In Inverloch, Carol and Dave Matthews did not have access to the internet, but their son Sam was at home in St Andrews monitoring the internet for fire danger . Early in the day he assured them there were no fire alerts.
But Sam rang his mother at 5.22pm and said: “I think it’s time for you and dad to come home now. Things could get bad here.”
Before Carol could ask for clarification, Sam broke in; “Oh, my god, a tree is on fire … it’s just exploded.” His voice changed, he panicked. “There’s fire everywhere,” he said.
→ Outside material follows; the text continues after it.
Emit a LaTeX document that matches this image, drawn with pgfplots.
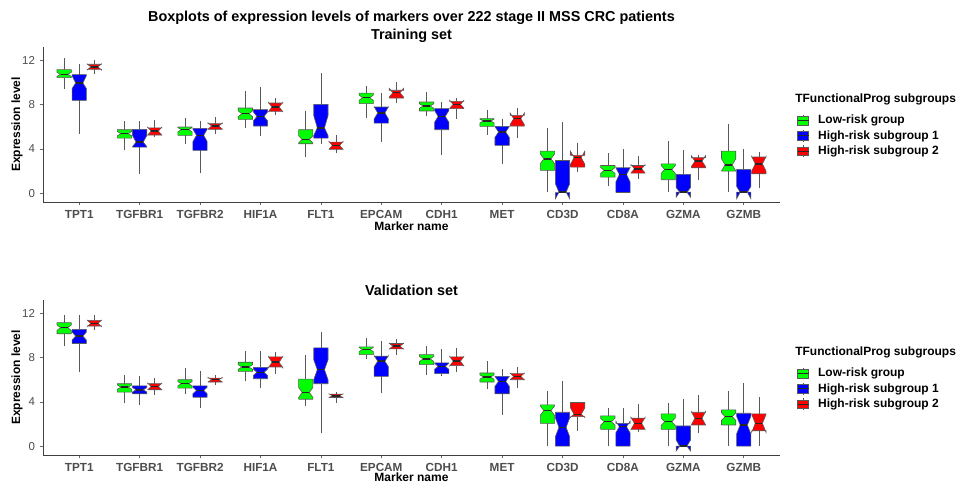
\documentclass[border=0pt]{standalone}
\usepackage{pgfplots}
\pgfplotsset{compat=1.18}
\usepackage{fontspec}
\setmainfont{Liberation Sans}
\definecolor{lowg}{HTML}{00FF00}
\definecolor{hr1}{HTML}{0000FF}
\definecolor{hr2}{HTML}{FF0000}
\definecolor{txtg}{HTML}{4D4D4D}
\definecolor{edge}{HTML}{595959}

\pgfplotsset{
  whisk/.style={draw=edge, line width=0.5pt, forget plot},
  boxst/.style={draw=edge, line width=0.45pt, forget plot, line join=miter},
  medst/.style={draw=black!85, line width=1.1pt, forget plot},
  legimg/.style={legend image code/.code={
      \draw[draw=edge, line width=0.45pt] (4.1pt,-4.4pt)--(4.1pt,4.4pt);
      \draw[##1, draw=edge, line width=0.45pt] (0pt,-3.2pt) rectangle (8.25pt,3.2pt);
      \draw[black!85, line width=0.8pt] (0pt,0pt)--(8.25pt,0pt);}},
  panel/.style={
    scale only axis, width=552.75pt, height=116.25pt,
    xmin=0.4, xmax=12.6, ymin=-0.8, ymax=13.2,
    clip=false,
    axis lines=left, axis line style={-, black!75, line width=0.5pt},
    xtick={1,...,12},
    xticklabels={TPT1,TGFBR1,TGFBR2,HIF1A,FLT1,EPCAM,CDH1,MET,CD3D,CD8A,GZMA,GZMB},
    ytick={0,4,8,12},
    /pgf/number format/assume math mode=true,
    tick align=outside, major tick length=2.5pt,
    tick style={black!60, line width=0.5pt},
    xticklabel style={font=\fontsize{8.8}{10}\selectfont\bfseries, text=txtg},
    yticklabel style={font=\fontsize{8.6}{10}\selectfont, text=txtg},
    xlabel={Marker name}, ylabel={Expression level},
    label style={font=\fontsize{9}{10}\selectfont\bfseries},
    xlabel style={at={(axis description cs:0.5,-0.155)}, anchor=center},
    ylabel style={at={(axis description cs:-0.0353,0.5)}, anchor=center},
    legend style={at={(axis description cs:1.0231,0.565)}, anchor=north west,
      draw=none, fill=none, inner sep=0pt, outer sep=0pt,
      font=\fontsize{9}{10}\selectfont\bfseries, row sep=2.25pt,
      nodes={inner sep=0pt, text height=6.8pt, text depth=1.9pt},
      /tikz/every odd column/.append style={column sep=6.75pt}},
    legend cell align=left,
  }
}

% \nbox{pos}{lower whisker}{q1}{notch low}{median}{notch high}{q3}{upper whisker}{colour}
\newcommand{\nbox}[9]{%
  \pgfmathsetmacro\xl{#1-0.118}\pgfmathsetmacro\xr{#1+0.118}%
  \pgfmathsetmacro\xil{#1-0.059}\pgfmathsetmacro\xir{#1+0.059}%
  \edef\doplot{%
    \noexpand\addplot[whisk] coordinates {(#1,#2) (#1,#3)};
    \noexpand\addplot[whisk] coordinates {(#1,#7) (#1,#8)};
    \noexpand\addplot[boxst, fill=#9] coordinates {(\xl,#3) (\xl,#4) (\xil,#5) (\xl,#6) (\xl,#7) (\xr,#7) (\xr,#6) (\xir,#5) (\xr,#4) (\xr,#3) (\xl,#3)};
    \noexpand\addplot[medst] coordinates {(\xil,#5) (\xir,#5)};
  }\doplot}

\begin{document}
\begin{tikzpicture}[x=0.75pt,y=0.75pt]
\useasboundingbox (0,0) rectangle (963,486);

\node[font=\fontsize{10.8}{12}\selectfont\bfseries] at (411.5,468) {Boxplots of expression levels of markers over 222 stage II MSS CRC patients};
\node[font=\fontsize{10.8}{12}\selectfont\bfseries] at (411.5,450) {Training set};
\node[font=\fontsize{10.8}{12}\selectfont\bfseries] at (411.5,196) {Validation set};

% ---------------- Training set ----------------
\begin{axis}[panel, at={(32.25pt,213pt)}, anchor=south west]
\nbox{0.75}{9.44}{10.43}{10.55}{10.73}{10.91}{11.15}{12.24}{lowg}
\nbox{1}{5.37}{8.38}{9.45}{9.95}{10.6}{10.7}{11.7}{hr1}
\nbox{1.25}{10.8}{11.18}{11.13}{11.4}{11.67}{11.64}{12.0}{hr2}
\nbox{1.75}{3.86}{4.97}{5.18}{5.37}{5.56}{5.73}{6.48}{lowg}
\nbox{2}{1.75}{4.16}{4.2}{4.61}{5.2}{5.76}{6.48}{hr1}
\nbox{2.25}{5.06}{5.25}{5.24}{5.6}{5.96}{5.9}{6.63}{hr2}
\nbox{2.75}{4.46}{5.22}{5.54}{5.73}{5.92}{5.97}{6.78}{lowg}
\nbox{3}{1.81}{3.86}{4.66}{5.22}{5.78}{5.85}{6.48}{hr1}
\nbox{3.25}{5.3}{5.76}{5.78}{6.06}{6.34}{6.27}{6.87}{hr2}
\nbox{3.75}{5.9}{6.66}{6.91}{7.17}{7.43}{7.69}{9.2}{lowg}
\nbox{4}{5.16}{6.06}{6.52}{6.93}{7.34}{7.54}{9.59}{hr1}
\nbox{4.25}{7.02}{7.39}{7.37}{7.78}{8.19}{8.14}{8.62}{hr2}
\nbox{4.75}{3.26}{4.46}{4.53}{4.85}{5.17}{5.73}{7.42}{lowg}
\nbox{5}{4.4}{4.97}{5.2}{5.9}{7.0}{8.02}{10.85}{hr1}
\nbox{5.25}{3.62}{3.95}{3.95}{4.31}{4.67}{4.61}{5.27}{hr2}
\nbox{5.75}{6.78}{8.08}{8.38}{8.62}{8.86}{9.04}{9.68}{lowg}
\nbox{6}{4.61}{6.33}{6.7}{7.24}{7.8}{7.78}{9.07}{hr1}
\nbox{6.25}{8.14}{8.59}{8.68}{9.07}{9.46}{9.29}{10.04}{hr2}
\nbox{6.75}{6.93}{7.42}{7.67}{7.87}{8.07}{8.23}{9.13}{lowg}
\nbox{7}{3.41}{5.73}{6.4}{6.93}{7.46}{7.63}{8.23}{hr1}
\nbox{7.25}{6.72}{7.63}{7.66}{8.02}{8.38}{8.29}{8.62}{hr2}
\nbox{7.75}{5.28}{6.03}{6.34}{6.51}{6.68}{6.72}{7.54}{lowg}
\nbox{8}{2.59}{4.31}{5.04}{5.52}{6.0}{6.03}{6.72}{hr1}
\nbox{8.25}{4.97}{6.06}{6.19}{6.72}{7.25}{7.02}{7.72}{hr2}
\nbox{8.75}{0.09}{2.05}{2.66}{3.1}{3.54}{3.8}{5.9}{lowg}
\nbox{9}{0.05}{0.05}{-0.5}{0.09}{0.85}{2.95}{6.42}{hr1}
\nbox{9.25}{1.9}{2.35}{2.62}{3.2}{3.78}{3.41}{4.55}{hr2}
\nbox{9.75}{0.63}{1.45}{1.79}{2.05}{2.31}{2.5}{3.65}{lowg}
\nbox{10}{0.06}{0.06}{1.0}{1.69}{2.3}{2.29}{3.95}{hr1}
\nbox{10.25}{1.3}{1.81}{1.82}{2.2}{2.58}{2.5}{3.32}{hr2}
\nbox{10.75}{0.09}{1.21}{1.78}{2.14}{2.5}{2.65}{4.7}{lowg}
\nbox{11}{0.09}{0.09}{-0.36}{0.09}{0.5}{1.69}{3.92}{hr1}
\nbox{11.25}{1.21}{2.29}{2.39}{2.89}{3.39}{3.2}{3.41}{hr2}
\nbox{11.75}{0.09}{1.99}{2.0}{2.56}{3.1}{3.8}{6.21}{lowg}
\nbox{12}{0.09}{0.09}{-0.5}{0.09}{0.6}{2.14}{4.0}{hr1}
\nbox{12.25}{0.45}{1.75}{2.0}{2.65}{3.3}{3.26}{3.71}{hr2}
\addlegendimage{legimg, fill=lowg}\addlegendentry{Low-risk group}
\addlegendimage{legimg, fill=hr1}\addlegendentry{High-risk subgroup 1}
\addlegendimage{legimg, fill=hr2}\addlegendentry{High-risk subgroup 2}
\node[anchor=west, inner sep=0pt, font=\fontsize{9}{10}\selectfont\bfseries] at (axis description cs:1.0204,0.66) {TFunctionalProg subgroups};
\end{axis}

% ---------------- Validation set ----------------
\begin{axis}[panel, at={(32.25pt,23.25pt)}, anchor=south west,
  xlabel style={at={(axis description cs:0.5,-0.142)}, anchor=center}]
\nbox{0.75}{9.09}{10.15}{10.45}{10.7}{10.95}{11.15}{11.82}{lowg}
\nbox{1}{6.67}{9.27}{9.58}{9.94}{10.3}{10.55}{11.82}{hr1}
\nbox{1.25}{10.48}{10.85}{10.81}{11.09}{11.37}{11.36}{11.82}{hr2}
\nbox{1.75}{3.88}{4.88}{5.14}{5.33}{5.52}{5.64}{6.45}{lowg}
\nbox{2}{3.73}{4.73}{4.89}{5.09}{5.29}{5.45}{6.36}{hr1}
\nbox{2.25}{4.64}{5.09}{5.09}{5.39}{5.69}{5.64}{6.15}{hr2}
\nbox{2.75}{4.73}{5.24}{5.45}{5.64}{5.83}{6.0}{7.06}{lowg}
\nbox{3}{3.42}{4.42}{4.74}{5.03}{5.32}{5.45}{6.76}{hr1}
\nbox{3.25}{5.55}{5.79}{5.8}{6.0}{6.2}{6.15}{6.45}{hr2}
\nbox{3.75}{5.85}{6.76}{6.94}{7.15}{7.36}{7.58}{8.58}{lowg}
\nbox{4}{5.24}{6.09}{6.38}{6.67}{6.96}{7.12}{8.58}{hr1}
\nbox{4.25}{6.55}{7.15}{7.08}{7.58}{8.08}{8.06}{8.48}{hr2}
\nbox{4.75}{3.64}{4.24}{4.4}{4.85}{5.3}{6.06}{8.27}{lowg}
\nbox{5}{1.21}{5.64}{6.0}{6.91}{7.8}{8.88}{10.3}{hr1}
\nbox{5.25}{3.94}{4.39}{4.38}{4.55}{4.72}{4.7}{4.85}{hr2}
\nbox{5.75}{7.88}{8.27}{8.55}{8.73}{8.91}{8.97}{9.79}{lowg}
\nbox{6}{4.79}{6.3}{7.17}{7.67}{8.17}{8.12}{9.48}{hr1}
\nbox{6.25}{8.27}{8.79}{8.77}{9.03}{9.29}{9.27}{9.64}{hr2}
\nbox{6.75}{6.45}{7.36}{7.65}{7.88}{8.11}{8.27}{9.03}{lowg}
\nbox{7}{6.36}{6.55}{6.94}{7.21}{7.48}{7.52}{8.79}{hr1}
\nbox{7.25}{6.67}{7.27}{7.24}{7.67}{8.1}{8.06}{8.82}{hr2}
\nbox{7.75}{5.15}{5.79}{6.04}{6.24}{6.44}{6.61}{7.67}{lowg}
\nbox{8}{2.82}{4.73}{5.41}{5.85}{6.29}{6.3}{7.0}{hr1}
\nbox{8.25}{5.24}{6.0}{6.0}{6.3}{6.6}{6.55}{7.12}{hr2}
\nbox{8.75}{0.0}{2.06}{2.79}{3.21}{3.63}{3.73}{4.94}{lowg}
\nbox{9}{0.0}{0.0}{0.85}{1.7}{2.55}{3.06}{5.85}{hr1}
\nbox{9.25}{1.39}{2.67}{2.6}{2.88}{3.45}{3.94}{3.94}{hr2}
\nbox{9.75}{0.0}{1.52}{1.91}{2.21}{2.51}{2.73}{3.42}{lowg}
\nbox{10}{0.0}{0.0}{1.2}{1.76}{2.25}{2.06}{3.42}{hr1}
\nbox{10.25}{1.3}{1.52}{1.51}{2.06}{2.61}{2.52}{3.82}{hr2}
\nbox{10.75}{0.0}{1.52}{1.86}{2.21}{2.56}{2.91}{3.94}{lowg}
\nbox{11}{0.0}{0.0}{-0.42}{0.0}{0.55}{1.82}{4.24}{hr1}
\nbox{11.25}{1.15}{1.91}{1.92}{2.52}{3.12}{3.06}{4.64}{hr2}
\nbox{11.75}{0.0}{1.91}{2.33}{2.67}{3.01}{3.27}{4.94}{lowg}
\nbox{12}{0.0}{0.0}{1.1}{1.91}{2.7}{2.97}{5.7}{hr1}
\nbox{12.25}{0.0}{1.39}{1.26}{2.06}{2.86}{2.91}{4.42}{hr2}
\addlegendimage{legimg, fill=lowg}\addlegendentry{Low-risk group}
\addlegendimage{legimg, fill=hr1}\addlegendentry{High-risk subgroup 1}
\addlegendimage{legimg, fill=hr2}\addlegendentry{High-risk subgroup 2}
\node[anchor=west, inner sep=0pt, font=\fontsize{9}{10}\selectfont\bfseries] at (axis description cs:1.0204,0.66) {TFunctionalProg subgroups};
\end{axis}
\end{tikzpicture}
\end{document}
As her husband “bolted for the door” to return to Sam, Carol heard a loud popping in the background on the phone. All the windows had exploded. Carol told Sam to follow the fire plan and told him she’d ring 000. She couldn’t get through. She rang Sam back about 15 times without success. He had died within moments of their last conversation.
Jenny Clark thinks it may have been 5.30pm or 6pm when fire hit their Kinglake home; she didn’t see it coming. “The front door caught on fire and that was the first we knew,” she told the court. “My dog caught on fire, the smoke alarms were going, [and] the cat screaming.”
Mick Clark and his son, Danny, were “furiously” hosing inside the house without effect and Mick called for Jenny and Aidan to run outside. They did, but couldn’t get to Neeve, McKenzie or the Chambers sisters who were still inside, despite breaking a window and yelling for them to follow. They tried other areas but “the flames were just too big, too ferocious”. Jenny Clark was left with burns to 40 per cent of her body.
As dawn broke the next day, Jenny and Mick Clark had lost their son, Danny; grandchildren, McKenzie and Neeve, and neighbours, the Chambers sisters. Their grandson, Aidan, survived.
When Darrin Gibson and his baby, Ava, were rescued, he had burns to 25 per cent of his body and had to have both burnt feet partially amputated. He was put in an induced coma for a month and awoke to find his daughter had passed away two days after the fires.
Carol Matthews told the court: “One of my biggest fears was that he [her son Sam] was alive but burnt and that he was on the property but couldn’t get out.” She repeatedly asked authorities at road blocks the day after Black Saturday to let her through, telling them “my baby is up there”. When Sam’s body was recovered she asked what “condition” he was in. “You don’t want to know,” she was told. Carol Matthews told Justice Jack Forrest: “We had a good life. On the Friday that was all there. By Saturday everything was gone.”
Lawyers Maurice Blackburn intend to call a further 21 lay witnesses in the case over the East Kilmore fire that killed 119 of the 173 Black Saturday victims.